→ Goal of the exercise:
Give every line of the data again, unchanged, but with no pictures.

============

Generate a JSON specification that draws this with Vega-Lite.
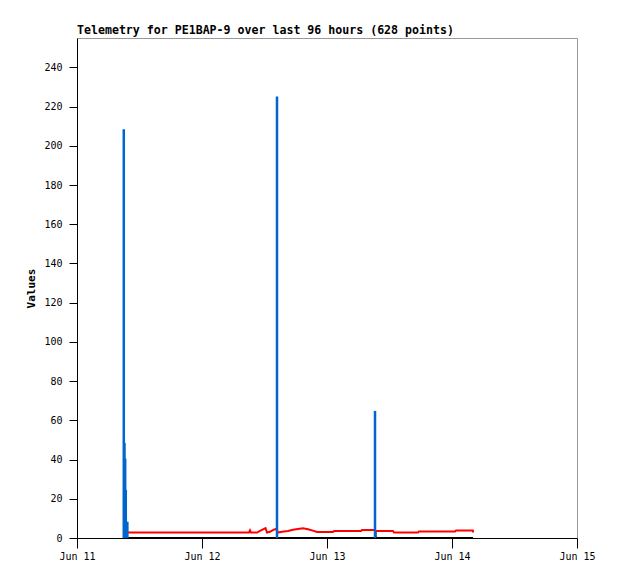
{
  "$schema": "https://vega.github.io/schema/vega-lite/v6.json",
  "width": 500,
  "height": 500,
  "autosize": "none",
  "padding": {"left": 77, "top": 38, "right": 41, "bottom": 41},
  "background": "white",
  "config": {
    "view": {"stroke": "#999999", "strokeWidth": 1},
    "font": "DejaVu Sans Mono",
    "axis": {"grid": false, "domainColor": "#000000", "tickColor": "#000000", "labelColor": "#000000", "labelFont": "DejaVu Sans Mono", "labelFontSize": 10, "titleFont": "DejaVu Sans Mono", "titleColor": "#000000"}
  },
  "title": {"text": "Telemetry for PE1BAP-9 over last 96 hours (628 points)", "anchor": "start", "frame": "group", "font": "DejaVu Sans Mono", "fontSize": 11.6, "fontWeight": "bold", "color": "#000000", "offset": 1},
  "data": {"values": [
    {"t": "2023-06-11T09:36", "v": 0, "s": "black"},
    {"t": "2023-06-13T09:16", "v": 0, "s": "black"},
    {"t": "2023-06-13T09:17", "v": 3.5, "s": "black"},
    {"t": "2023-06-13T09:19", "v": 3.5, "s": "black"},
    {"t": "2023-06-13T09:20", "v": 0, "s": "black"},
    {"t": "2023-06-14T04:02", "v": 0, "s": "black"},
    {"t": "2023-06-11T09:36", "v": 2.8, "s": "red"},
    {"t": "2023-06-12T09:01", "v": 2.8, "s": "red"},
    {"t": "2023-06-12T09:13", "v": 3.9, "s": "red"},
    {"t": "2023-06-12T09:25", "v": 2.8, "s": "red"},
    {"t": "2023-06-12T10:34", "v": 2.8, "s": "red"},
    {"t": "2023-06-12T11:08", "v": 3.6, "s": "red"},
    {"t": "2023-06-12T11:43", "v": 4.4, "s": "red"},
    {"t": "2023-06-12T12:12", "v": 5.0, "s": "red"},
    {"t": "2023-06-12T12:29", "v": 2.8, "s": "red"},
    {"t": "2023-06-12T13:03", "v": 3.2, "s": "red"},
    {"t": "2023-06-12T13:38", "v": 4.0, "s": "red"},
    {"t": "2023-06-12T14:13", "v": 4.7, "s": "red"},
    {"t": "2023-06-12T14:36", "v": 2.8, "s": "red"},
    {"t": "2023-06-12T15:22", "v": 3.2, "s": "red"},
    {"t": "2023-06-12T16:31", "v": 3.6, "s": "red"},
    {"t": "2023-06-12T17:28", "v": 4.2, "s": "red"},
    {"t": "2023-06-12T18:26", "v": 4.6, "s": "red"},
    {"t": "2023-06-12T19:23", "v": 5.0, "s": "red"},
    {"t": "2023-06-12T20:21", "v": 4.5, "s": "red"},
    {"t": "2023-06-12T21:07", "v": 3.9, "s": "red"},
    {"t": "2023-06-12T22:05", "v": 3.1, "s": "red"},
    {"t": "2023-06-13T01:09", "v": 3.1, "s": "red"},
    {"t": "2023-06-13T01:21", "v": 3.6, "s": "red"},
    {"t": "2023-06-13T06:32", "v": 3.6, "s": "red"},
    {"t": "2023-06-13T06:43", "v": 4.1, "s": "red"},
    {"t": "2023-06-13T09:02", "v": 4.1, "s": "red"},
    {"t": "2023-06-13T09:25", "v": 3.6, "s": "red"},
    {"t": "2023-06-13T12:40", "v": 3.6, "s": "red"},
    {"t": "2023-06-13T12:52", "v": 2.8, "s": "red"},
    {"t": "2023-06-13T17:28", "v": 2.8, "s": "red"},
    {"t": "2023-06-13T17:39", "v": 3.3, "s": "red"},
    {"t": "2023-06-14T00:35", "v": 3.3, "s": "red"},
    {"t": "2023-06-14T00:46", "v": 3.8, "s": "red"},
    {"t": "2023-06-14T04:00", "v": 3.8, "s": "red"},
    {"t": "2023-06-14T04:02", "v": 2.8, "s": "red"},
    {"t": "2023-06-11T08:59", "v": 208.5, "s": "blue"},
    {"t": "2023-06-11T09:07", "v": 48.5, "s": "blue"},
    {"t": "2023-06-11T09:15", "v": 40.5, "s": "blue"},
    {"t": "2023-06-11T09:22", "v": 24.5, "s": "blue"},
    {"t": "2023-06-11T09:40", "v": 8.3, "s": "blue"},
    {"t": "2023-06-12T14:24", "v": 225.2, "s": "blue"},
    {"t": "2023-06-13T09:13", "v": 64.8, "s": "blue"}
  ]},
  "encoding": {
    "x": {"field": "t", "type": "temporal",
      "scale": {"domain": [{"year": 2023, "month": 6, "date": 11}, {"year": 2023, "month": 6, "date": 15}], "nice": false},
      "axis": {"title": null, "format": "%b %d", "tickCount": {"interval": "day", "step": 1}, "tickSize": 10, "labelPadding": 3, "labelFlush": false, "labelOverlap": false}},
    "y": {"field": "v", "type": "quantitative",
      "scale": {"domain": [0, 255], "nice": false, "zero": true},
      "axis": {"title": "Values", "values": [0, 20, 40, 60, 80, 100, 120, 140, 160, 180, 200, 220, 240], "tickSize": 8, "labelPadding": 7, "titleFontWeight": "bold", "titleFontSize": 11, "titlePadding": 7}}
  },
  "layer": [
    {
      "transform": [{"filter": "datum.s !== 'blue'"}],
      "mark": {"type": "line", "strokeWidth": 2},
      "encoding": {
        "color": {"field": "s", "type": "nominal", "scale": {"domain": ["black", "red"], "range": ["#000000", "#ff0000"]}, "legend": null}
      }
    },
    {
      "transform": [{"filter": "datum.s === 'blue'"}],
      "mark": {"type": "rule", "strokeWidth": 2.5, "color": "#0066cc"},
      "encoding": {"y2": {"datum": 0}}
    }
  ]
}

============

→ Task solution:
Generate a JSON specification that draws this with Vega-Lite.
{
  "$schema": "https://vega.github.io/schema/vega-lite/v6.json",
  "width": 500,
  "height": 500,
  "autosize": "none",
  "padding": {"left": 77, "top": 38, "right": 41, "bottom": 41},
  "background": "white",
  "config": {
    "view": {"stroke": "#999999", "strokeWidth": 1},
    "font": "DejaVu Sans Mono",
    "axis": {"grid": false, "domainColor": "#000000", "tickColor": "#000000", "labelColor": "#000000", "labelFont": "DejaVu Sans Mono", "labelFontSize": 10, "titleFont": "DejaVu Sans Mono", "titleColor": "#000000"}
  },
  "title": {"text": "Telemetry for PE1BAP-9 over last 96 hours (628 points)", "anchor": "start", "frame": "group", "font": "DejaVu Sans Mono", "fontSize": 11.6, "fontWeight": "bold", "color": "#000000", "offset": 1},
  "data": {"values": [
    {"t": "2023-06-11T09:36", "v": 0, "s": "black"},
    {"t": "2023-06-13T09:16", "v": 0, "s": "black"},
    {"t": "2023-06-13T09:17", "v": 3.5, "s": "black"},
    {"t": "2023-06-13T09:19", "v": 3.5, "s": "black"},
    {"t": "2023-06-13T09:20", "v": 0, "s": "black"},
    {"t": "2023-06-14T04:02", "v": 0, "s": "black"},
    {"t": "2023-06-11T09:36", "v": 2.8, "s": "red"},
    {"t": "2023-06-12T09:01", "v": 2.8, "s": "red"},
    {"t": "2023-06-12T09:13", "v": 3.9, "s": "red"},
    {"t": "2023-06-12T09:25", "v": 2.8, "s": "red"},
    {"t": "2023-06-12T10:34", "v": 2.8, "s": "red"},
    {"t": "2023-06-12T11:08", "v": 3.6, "s": "red"},
    {"t": "2023-06-12T11:43", "v": 4.4, "s": "red"},
    {"t": "2023-06-12T12:12", "v": 5.0, "s": "red"},
    {"t": "2023-06-12T12:29", "v": 2.8, "s": "red"},
    {"t": "2023-06-12T13:03", "v": 3.2, "s": "red"},
    {"t": "2023-06-12T13:38", "v": 4.0, "s": "red"},
    {"t": "2023-06-12T14:13", "v": 4.7, "s": "red"},
    {"t": "2023-06-12T14:36", "v": 2.8, "s": "red"},
    {"t": "2023-06-12T15:22", "v": 3.2, "s": "red"},
    {"t": "2023-06-12T16:31", "v": 3.6, "s": "red"},
    {"t": "2023-06-12T17:28", "v": 4.2, "s": "red"},
    {"t": "2023-06-12T18:26", "v": 4.6, "s": "red"},
    {"t": "2023-06-12T19:23", "v": 5.0, "s": "red"},
    {"t": "2023-06-12T20:21", "v": 4.5, "s": "red"},
    {"t": "2023-06-12T21:07", "v": 3.9, "s": "red"},
    {"t": "2023-06-12T22:05", "v": 3.1, "s": "red"},
    {"t": "2023-06-13T01:09", "v": 3.1, "s": "red"},
    {"t": "2023-06-13T01:21", "v": 3.6, "s": "red"},
    {"t": "2023-06-13T06:32", "v": 3.6, "s": "red"},
    {"t": "2023-06-13T06:43", "v": 4.1, "s": "red"},
    {"t": "2023-06-13T09:02", "v": 4.1, "s": "red"},
    {"t": "2023-06-13T09:25", "v": 3.6, "s": "red"},
    {"t": "2023-06-13T12:40", "v": 3.6, "s": "red"},
    {"t": "2023-06-13T12:52", "v": 2.8, "s": "red"},
    {"t": "2023-06-13T17:28", "v": 2.8, "s": "red"},
    {"t": "2023-06-13T17:39", "v": 3.3, "s": "red"},
    {"t": "2023-06-14T00:35", "v": 3.3, "s": "red"},
    {"t": "2023-06-14T00:46", "v": 3.8, "s": "red"},
    {"t": "2023-06-14T04:00", "v": 3.8, "s": "red"},
    {"t": "2023-06-14T04:02", "v": 2.8, "s": "red"},
    {"t": "2023-06-11T08:59", "v": 208.5, "s": "blue"},
    {"t": "2023-06-11T09:07", "v": 48.5, "s": "blue"},
    {"t": "2023-06-11T09:15", "v": 40.5, "s": "blue"},
    {"t": "2023-06-11T09:22", "v": 24.5, "s": "blue"},
    {"t": "2023-06-11T09:40", "v": 8.3, "s": "blue"},
    {"t": "2023-06-12T14:24", "v": 225.2, "s": "blue"},
    {"t": "2023-06-13T09:13", "v": 64.8, "s": "blue"}
  ]},
  "encoding": {
    "x": {"field": "t", "type": "temporal",
      "scale": {"domain": [{"year": 2023, "month": 6, "date": 11}, {"year": 2023, "month": 6, "date": 15}], "nice": false},
      "axis": {"title": null, "format": "%b %d", "tickCount": {"interval": "day", "step": 1}, "tickSize": 10, "labelPadding": 3, "labelFlush": false, "labelOverlap": false}},
    "y": {"field": "v", "type": "quantitative",
      "scale": {"domain": [0, 255], "nice": false, "zero": true},
      "axis": {"title": "Values", "values": [0, 20, 40, 60, 80, 100, 120, 140, 160, 180, 200, 220, 240], "tickSize": 8, "labelPadding": 7, "titleFontWeight": "bold", "titleFontSize": 11, "titlePadding": 7}}
  },
  "layer": [
    {
      "transform": [{"filter": "datum.s !== 'blue'"}],
      "mark": {"type": "line", "strokeWidth": 2},
      "encoding": {
        "color": {"field": "s", "type": "nominal", "scale": {"domain": ["black", "red"], "range": ["#000000", "#ff0000"]}, "legend": null}
      }
    },
    {
      "transform": [{"filter": "datum.s === 'blue'"}],
      "mark": {"type": "rule", "strokeWidth": 2.5, "color": "#0066cc"},
      "encoding": {"y2": {"datum": 0}}
    }
  ]
}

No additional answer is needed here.